I didn't send anything to use for mounting the solar panels. With some experiments you never know what to pack and when you do send something it's usually the wrong thing. Most of the time it's just easier to improvise. This time improvisation produced the structure below out of a couple of coconut tree logs, a couple of 2x4s and some nails. I never would have thought to have sent that stuff.
Below is a picture of the standard package of equipment at each station for this experiment. The battery and the disk drive are along the top. The charge controller (the black box), the controller box for the sensor (the grey item partially inside the white coil of wire), and the white GPS antenna are all in the middle. The digitizer is along the bottom. The recording equipment for this experiment was the Quanterra Q330 and its recording unit (read hard drive) a baler. The solar panel wires snuck out through a slot between the box and the cover in the lower left-hand corner of the box.
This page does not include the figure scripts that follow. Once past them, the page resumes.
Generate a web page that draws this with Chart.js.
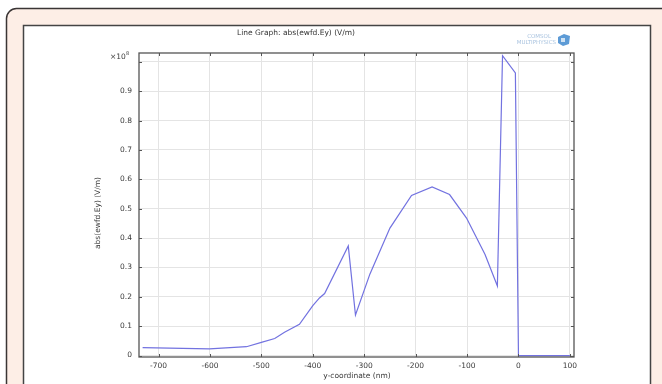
<!DOCTYPE html>
<html>
<head>
<meta charset="utf-8">
<script src="https://cdn.jsdelivr.net/npm/chart.js@4/dist/chart.umd.min.js"></script>
<style>
  html, body { margin: 0; padding: 0; background: #ffffff; }
  #wrap { width: 662px; height: 384px; position: relative; }
</style>
</head>
<body>
<div id="wrap"><canvas id="chart"></canvas></div>
<script>
// y-coordinate (nm)
const yCoord = [-731, -601, -529, -500, -474, -455, -426, -400, -387, -377, -331, -317,
  -289, -250, -208, -168, -134, -101, -65, -41, -31, -6, 0, 100];
// abs(ewfd.Ey), in units of 1e8 V/m
const absEy = [0.027, 0.023, 0.030, 0.045, 0.058, 0.079, 0.106, 0.170, 0.196, 0.211, 0.373, 0.138,
  0.277, 0.434, 0.545, 0.574, 0.548, 0.468, 0.344, 0.237, 1.021, 0.962, 0.0, 0.0];
const xTicks = [-700, -600, -500, -400, -300, -200, -100, 0, 100];
const yTicks = [0, 0.1, 0.2, 0.3, 0.4, 0.5, 0.6, 0.7, 0.8, 0.9, 1.0];

const font = "DejaVu Sans";
const points = yCoord.map((x, i) => ({ x: x, y: absEy[i] }));

// frame around the figure (peach panel, white plot window)
const framePlugin = {
  id: "frame",
  beforeDraw(chart) {
    const c = chart.ctx;
    c.save();
    c.fillStyle = "#ffffff";
    c.fillRect(0, 0, 662, 384);
    c.beginPath();
    c.moveTo(6.5, 400);
    c.lineTo(6.5, 19);
    c.arcTo(6.5, 8.5, 17, 8.5, 10);
    c.lineTo(680, 8.5);
    c.lineTo(680, 400);
    c.closePath();
    c.fillStyle = "#fdeee6";
    c.fill();
    c.strokeStyle = "#3a3535";
    c.lineWidth = 1.5;
    c.stroke();
    c.fillStyle = "#ffffff";
    c.fillRect(23.5, 25.5, 627, 380);
    c.strokeStyle = "#444";
    c.lineWidth = 1.5;
    c.strokeRect(23.5, 25.5, 627, 380);
    c.restore();
  },
  afterDraw(chart) {
    const c = chart.ctx;
    const a = chart.chartArea;
    const xs = chart.scales.x, ys = chart.scales.y;
    c.save();
    // axis box
    c.strokeStyle = "#555";
    c.lineWidth = 1.3;
    c.strokeRect(a.left, a.top, a.right - a.left, a.bottom - a.top);
    // inward ticks
    c.lineWidth = 1;
    c.beginPath();
    xTicks.forEach(v => {
      const px = Math.round(xs.getPixelForValue(v)) + 0.5;
      c.moveTo(px, a.bottom); c.lineTo(px, a.bottom - 3);
      c.moveTo(px, a.top); c.lineTo(px, a.top + 3);
    });
    yTicks.forEach(v => {
      const py = Math.round(ys.getPixelForValue(v)) + 0.5;
      c.moveTo(a.left, py); c.lineTo(a.left + 3, py);
      c.moveTo(a.right, py); c.lineTo(a.right - 3, py);
    });
    c.stroke();
    // title
    c.fillStyle = "#333";
    c.font = "7.5px " + font;
    c.textAlign = "center";
    c.textBaseline = "middle";
    c.fillText("Line Graph: abs(ewfd.Ey) (V/m)", 296, 33);
    // axis titles
    c.fillStyle = "#3a3a3a";
    c.fillText("y-coordinate (nm)", 357, 376);
    c.save();
    c.translate(98, 213);
    c.rotate(-Math.PI / 2);
    c.fillText("abs(ewfd.Ey) (V/m)", 0, 0);
    c.restore();
    // multiplier
    c.textAlign = "left";
    c.fillText("\u00d710", 110, 57);
    c.font = "5px " + font;
    c.fillText("8", 126, 54);
    // logo
    c.fillStyle = "#a9c3df";
    c.font = "5.5px " + font;
    c.textAlign = "right";
    c.fillText("COMSOL", 551, 37);
    c.fillText("MULTIPHYSICS", 556, 43);
    c.fillStyle = "#5d9bd6";
    c.beginPath();
    c.moveTo(564, 34); c.lineTo(570, 36); c.lineTo(569, 44);
    c.lineTo(563, 46); c.lineTo(558, 43); c.lineTo(558, 37);
    c.closePath();
    c.fill();
    c.fillStyle = "#cfe2f3";
    c.fillRect(561, 38, 4, 4);
    c.restore();
  }
};

new Chart(document.getElementById("chart"), {
  type: "scatter",
  data: {
    datasets: [{
      data: points,
      showLine: true,
      borderColor: "#7272e0",
      borderWidth: 1.2,
      pointRadius: 0,
      tension: 0
    }]
  },
  options: {
    responsive: true,
    maintainAspectRatio: false,
    animation: false,
    events: [],
    layout: { padding: { left: 0, top: 53, right: 88, bottom: 0 } },
    plugins: { legend: { display: false }, tooltip: { enabled: false } },
    scales: {
      x: {
        type: "linear",
        min: -738,
        max: 108,
        afterFit(scale) { scale.height = 27; },
        border: { display: false },
        grid: { color: "#e4e4e4", lineWidth: 1, drawTicks: false },
        ticks: {
          stepSize: 100,
          includeBounds: false,
          padding: 5,
          color: "#3a3a3a",
          font: { family: font, size: 7.5 },
          maxRotation: 0,
          callback: v => String(v)
        }
      },
      y: {
        type: "linear",
        min: -0.005,
        max: 1.03,
        afterFit(scale) { scale.width = 139; },
        border: { display: false },
        grid: { color: "#e4e4e4", lineWidth: 1, drawTicks: false },
        ticks: {
          stepSize: 0.1,
          includeBounds: false,
          padding: 7,
          color: "#3a3a3a",
          font: { family: font, size: 7.5 },
          callback: v => Math.abs(v - 1) < 1e-6 ? "" : String(Math.round(v * 10) / 10)
        }
      }
    }
  },
  plugins: [framePlugin]
});
</script>
</body>
</html>
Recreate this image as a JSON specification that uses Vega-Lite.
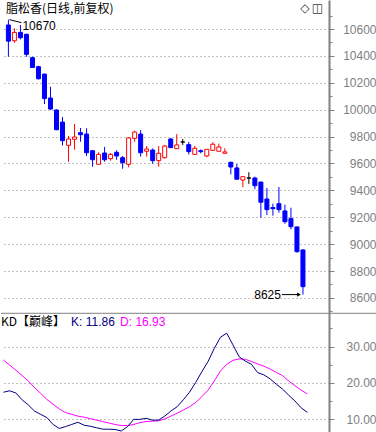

Not that we thought we did a bad job the day before, but we decided to open the vault back up and just double check the alignment of the sensor for fun.
While I kept the string pointing north and south Matt marked the two points on the edge of the barrel where the string crossed.
We used a straight item, in this case a piece of rebar, to align the sensor with the marks that Matt made on the barrel. The handle on the top of the sensor gets aligned to north and south. There is a brass and a silver point near the bottom of the sensor that indicates which direction is which. You can fix a backward sensor's data in software when you process the data if you get it wrong.
Finished! One and a half down. Two and a half to go. We wrapped the station box in a tarp to keep the sun directly off of it in hopes of keeping it a bit cooler than the boiling point of aluminum.
That's Leoso and Matt standing next to the gate we tied up against the cistern to keep the local chickens out.